HAVING read Kevin McKenna’s article yesterday, I have been motivated to express my agreement and questioning of the views expressed. I refer specifically to his latter comments about sectarianism regarding the “Irish Catholic” community and Neil Lennon in particular. I write as a lifelong Hearts supporter who abhors sectarianism, bigotry of any form and even club clanishness. I view supporters of Protestant and Catholic causes with equal disapproval.

I agree with the article that Scotland has an ongoing problem with Christian sectarianism and bigotry and in condemning all the threats and attacks that Neil Lennon has very wrongly suffered over the years. My condemnation extends to the individual who threw the coin at Lennon. I hope he will be identified, banned from attending football for life and charged appropriately. If found guilty, a custodial sentence would not be inappropriate.

Where I disagree with McKenna is in not recognising Lennon’s actions before the coin throwing as also being unacceptable. His actions did not justify the coin throwing but may have contributed to it. While I recognise any club manager’s right to reasonably express their joy at say, scoring a goal, they all have a responsibility not to goad opposition fans for negative reasons.

Mocking Hearts fans’ disappointment following the disallowed goal in the manner he did was an unacceptable incitement. I would like the football authorities to take action to censure this and all similar such gestures.
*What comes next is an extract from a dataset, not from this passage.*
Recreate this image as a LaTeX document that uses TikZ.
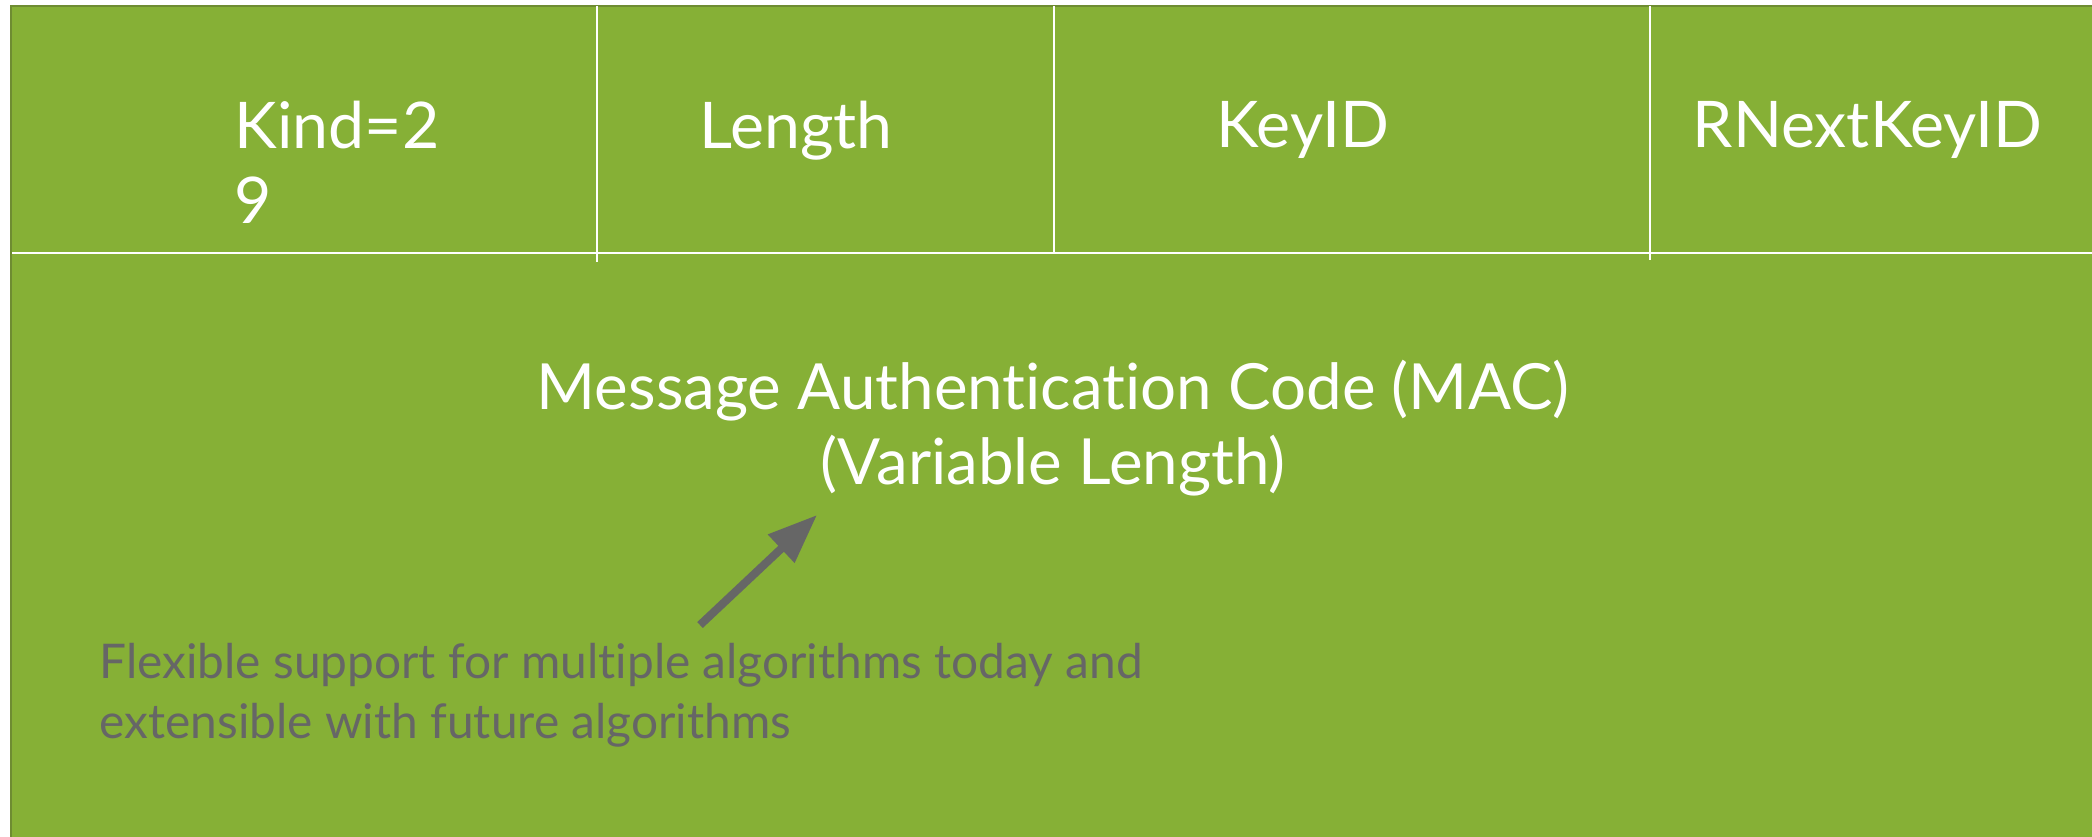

I would add that in falling on his back following being struck with the coin, he was over-acting to seek an advantage, as was the Hearts goalkeeper punched by a supporter and players of all clubs who regularly go down too easily and roll about.

I repeat for clarity, however, that the principal wrongdoing was the unacceptable coin throwing. I would be happy to repeat my comments face to face in conversation with Mr Lennon.

The Christian sectarianism or bigotry is a serious issue deserving attention. Perhaps having all of our children educated at the same local schools would be one measure to address this.

Campbell Anderson

REGARDING Dod from Edinburgh’s letter yesterday in regards to Andrew Tickell’s article about the abuse of Neil Lennon, one letter sums up all the problems that Scottish football and society has and will not address.

It does not matter where the graffiti was written, or where the offensive song was sung. It is the fact that is happening and we put our heads in the sand to ignore it. But someone has to blame the other side as being worse so that they are not to blame.

Dod obviously felt strongly enough to write to The National. How would he feel if he had just been abused verbally, non-stop for 90 minutes and then assaulted – would a letter suffice? No, I think not. But Scottish football continues to ignore the elephant in the room that is west coast sectarianism, which still seeps out to the rest of the country. Until this is addressed properly, Scottish football outwith the “Old Firm” will continue to deteriorate.

Name and address supplied

IN the distant past businesses could get training grants from the government (1960-70s). I was lucky that the business I worked for at the time did a great deal of training. One course I was on was called GOYA. It was based around a training film made by John Cleese regarding management style, the rights and the wrongs. It taught an obvious truth that you cannot manage people from your office and that you must Get Off Your Arse and talk and listen to people and observe what is going on.

We are approximately at a Yes support level of 50%. I would suggest that these supporters were easier to persuade to support independence than is likely with the rest of our countrymen and women. Can I support the sentiments of the letter from L McGregor of Falkirk (Letters, November 7) who was asking us all to be more active and start persuading current No voters? We will only win if we start using the GOYA philosophy now. We can win, we can get our first Independence Day, but we must all work for it. Just persuade one person.

Robert Anderson
Dunning, Perthshire

I AGREE with Jim McLean (Letters, November 7) regarding “gross historical and political errors”, which I notice from time to time in the otherwise estimable National! Understanding that you may run on limited staff, that journalists are not necessarily historians and that misprints do occur, it should still be simple enough for anyone writing historical pieces to check facts.

Mr McLean is correct in pointing out that there was no British crown in 1688, however, and reluctant as I am to contradict someone bearing such a formidable surname, the man who wore the English crown as “James II” was James VII, not VI, of Scotland. Maybe there were too many Jimmies in the pack!